» Instructions to follow
Every line holding the string "that" should be gathered.

----- Input for this task

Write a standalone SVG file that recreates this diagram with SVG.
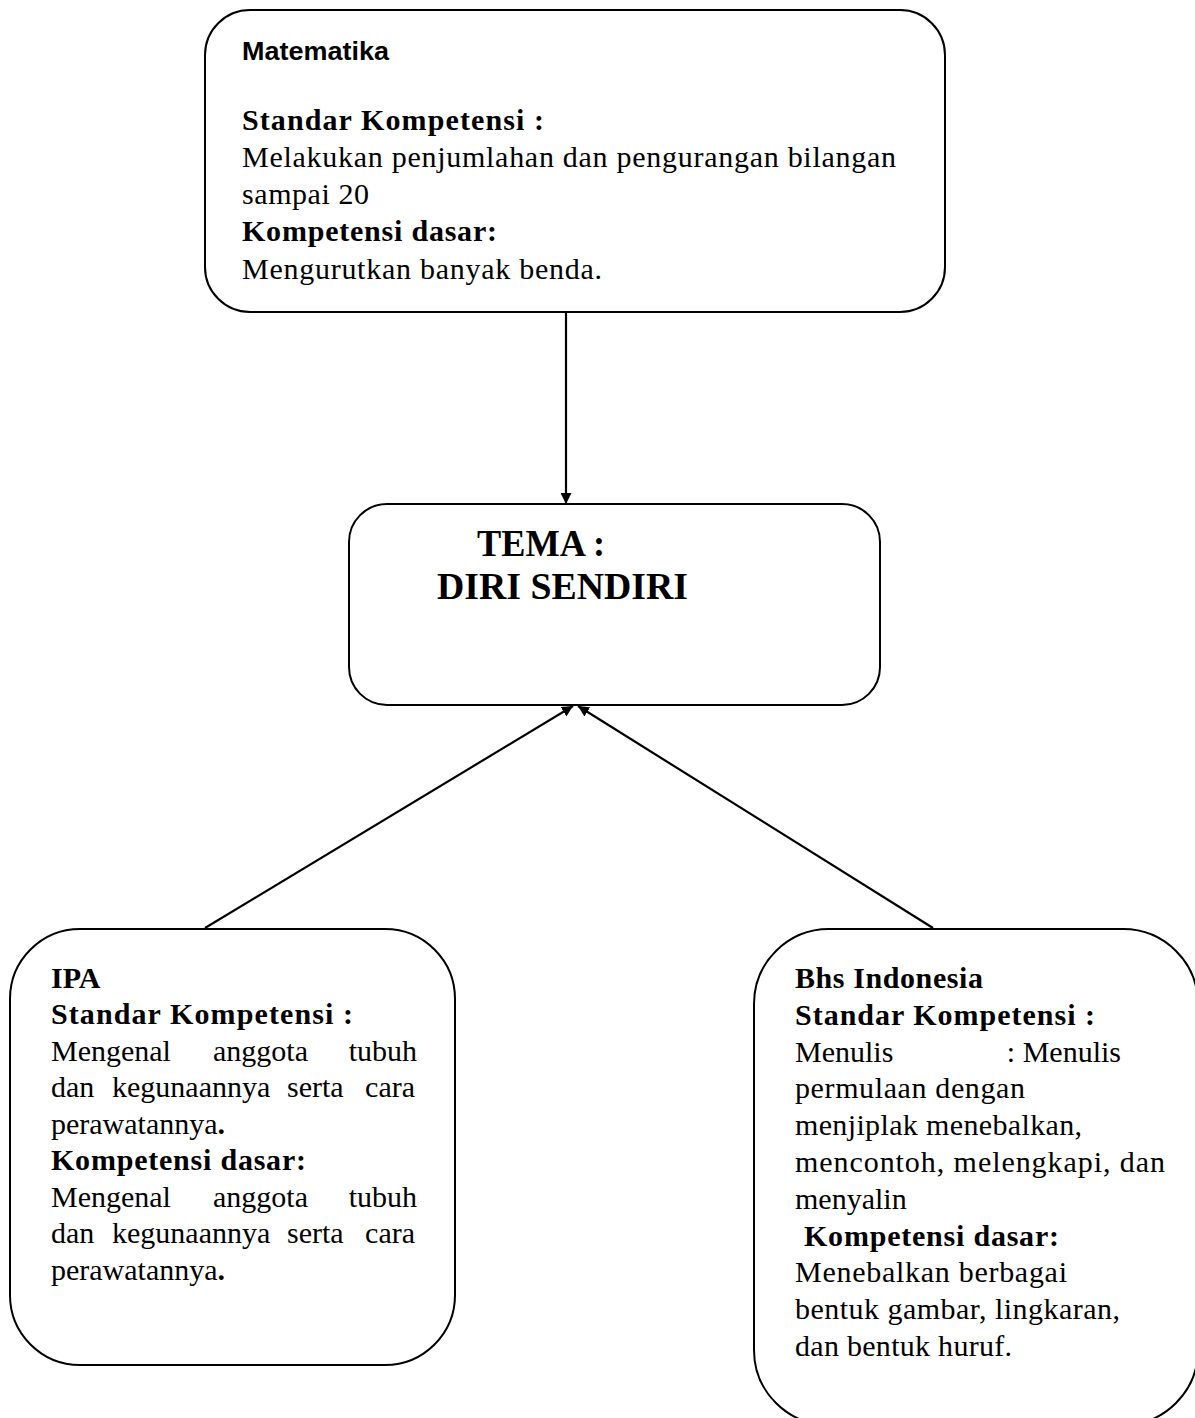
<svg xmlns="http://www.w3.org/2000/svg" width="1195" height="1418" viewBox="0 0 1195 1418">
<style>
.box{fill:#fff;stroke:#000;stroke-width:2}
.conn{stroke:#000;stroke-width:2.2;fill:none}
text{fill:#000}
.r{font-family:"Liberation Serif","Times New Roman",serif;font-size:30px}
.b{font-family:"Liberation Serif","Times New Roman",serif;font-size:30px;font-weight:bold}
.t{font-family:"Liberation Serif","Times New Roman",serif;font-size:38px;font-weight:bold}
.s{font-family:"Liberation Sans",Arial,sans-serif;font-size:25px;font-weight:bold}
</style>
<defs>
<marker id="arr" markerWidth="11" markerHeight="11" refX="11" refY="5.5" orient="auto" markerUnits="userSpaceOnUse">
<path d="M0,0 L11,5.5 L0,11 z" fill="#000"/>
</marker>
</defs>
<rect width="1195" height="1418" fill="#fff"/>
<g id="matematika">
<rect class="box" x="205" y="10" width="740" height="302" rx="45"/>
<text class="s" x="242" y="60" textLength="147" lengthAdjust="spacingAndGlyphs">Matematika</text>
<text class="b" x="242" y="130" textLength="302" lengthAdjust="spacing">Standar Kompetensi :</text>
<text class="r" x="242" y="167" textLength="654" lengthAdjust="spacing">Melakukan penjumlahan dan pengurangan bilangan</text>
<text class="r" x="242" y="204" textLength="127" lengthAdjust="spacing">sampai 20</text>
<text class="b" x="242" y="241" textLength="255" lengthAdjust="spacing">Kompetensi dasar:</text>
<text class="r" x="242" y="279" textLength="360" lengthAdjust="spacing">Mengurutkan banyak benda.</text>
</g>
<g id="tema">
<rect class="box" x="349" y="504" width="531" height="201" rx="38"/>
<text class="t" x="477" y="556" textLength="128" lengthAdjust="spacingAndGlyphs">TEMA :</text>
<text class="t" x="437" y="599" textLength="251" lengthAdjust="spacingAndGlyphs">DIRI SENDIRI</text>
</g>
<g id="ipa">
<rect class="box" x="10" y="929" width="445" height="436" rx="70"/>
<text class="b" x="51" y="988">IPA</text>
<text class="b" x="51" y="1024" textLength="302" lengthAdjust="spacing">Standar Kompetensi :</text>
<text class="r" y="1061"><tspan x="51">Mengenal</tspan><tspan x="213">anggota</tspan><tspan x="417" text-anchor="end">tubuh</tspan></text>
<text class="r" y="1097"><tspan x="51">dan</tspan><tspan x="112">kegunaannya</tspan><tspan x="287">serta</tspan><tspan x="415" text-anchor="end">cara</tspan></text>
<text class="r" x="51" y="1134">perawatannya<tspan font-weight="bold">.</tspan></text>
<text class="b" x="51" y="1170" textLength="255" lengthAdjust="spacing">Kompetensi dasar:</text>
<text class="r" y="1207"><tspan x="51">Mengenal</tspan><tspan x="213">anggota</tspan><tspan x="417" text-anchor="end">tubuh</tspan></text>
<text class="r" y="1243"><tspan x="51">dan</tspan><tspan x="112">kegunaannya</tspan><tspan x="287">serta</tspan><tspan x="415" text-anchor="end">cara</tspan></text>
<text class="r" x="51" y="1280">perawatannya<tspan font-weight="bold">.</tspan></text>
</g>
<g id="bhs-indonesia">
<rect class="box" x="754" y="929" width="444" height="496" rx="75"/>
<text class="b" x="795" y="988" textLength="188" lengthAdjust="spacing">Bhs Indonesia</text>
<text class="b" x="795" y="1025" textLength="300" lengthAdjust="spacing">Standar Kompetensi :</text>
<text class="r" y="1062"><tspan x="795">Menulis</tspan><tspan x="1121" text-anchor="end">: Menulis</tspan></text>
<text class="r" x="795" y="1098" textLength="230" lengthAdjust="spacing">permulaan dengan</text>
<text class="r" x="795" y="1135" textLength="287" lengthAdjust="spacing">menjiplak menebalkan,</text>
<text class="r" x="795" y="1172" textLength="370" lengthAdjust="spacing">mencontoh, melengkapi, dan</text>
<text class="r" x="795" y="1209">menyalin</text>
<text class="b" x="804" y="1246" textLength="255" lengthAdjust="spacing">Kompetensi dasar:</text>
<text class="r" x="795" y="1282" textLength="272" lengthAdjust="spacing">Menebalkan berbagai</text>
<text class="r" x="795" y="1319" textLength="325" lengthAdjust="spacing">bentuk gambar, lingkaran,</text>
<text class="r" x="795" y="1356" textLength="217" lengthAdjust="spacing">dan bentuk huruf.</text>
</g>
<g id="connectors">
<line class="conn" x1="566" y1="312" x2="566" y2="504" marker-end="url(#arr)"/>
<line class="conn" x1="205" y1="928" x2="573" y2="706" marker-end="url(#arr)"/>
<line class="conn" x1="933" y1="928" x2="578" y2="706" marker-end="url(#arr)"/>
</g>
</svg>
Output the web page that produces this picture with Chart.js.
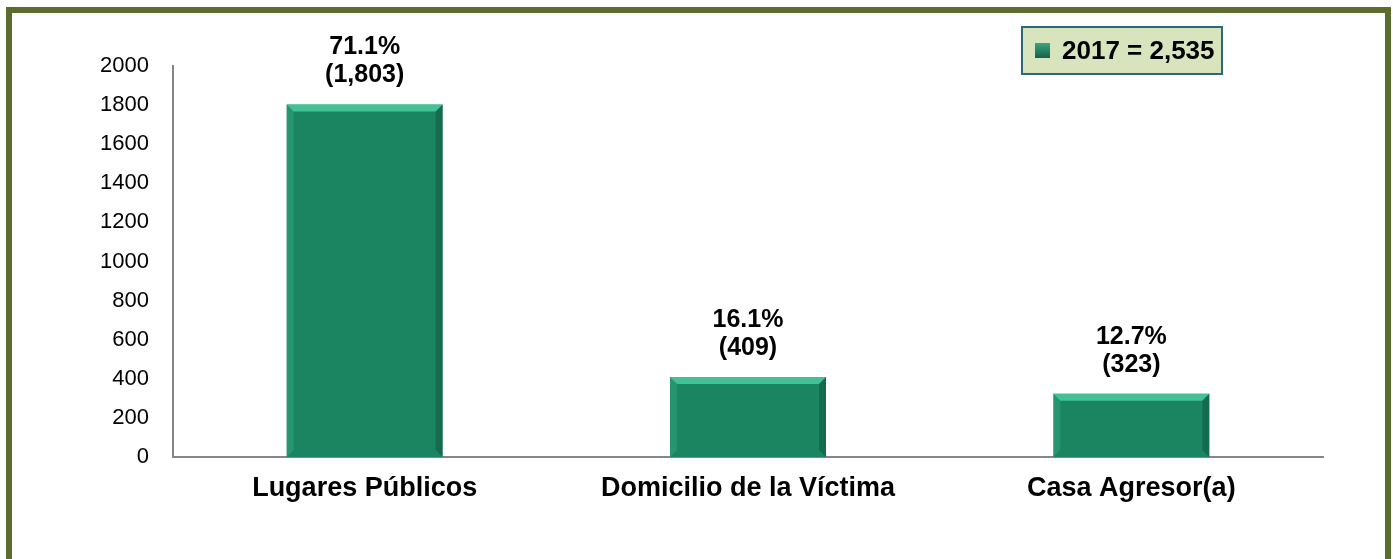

----------

» Problem solution
Write a standalone SVG file that recreates this diagram with SVG.
Output the web page that produces this picture with Chart.js.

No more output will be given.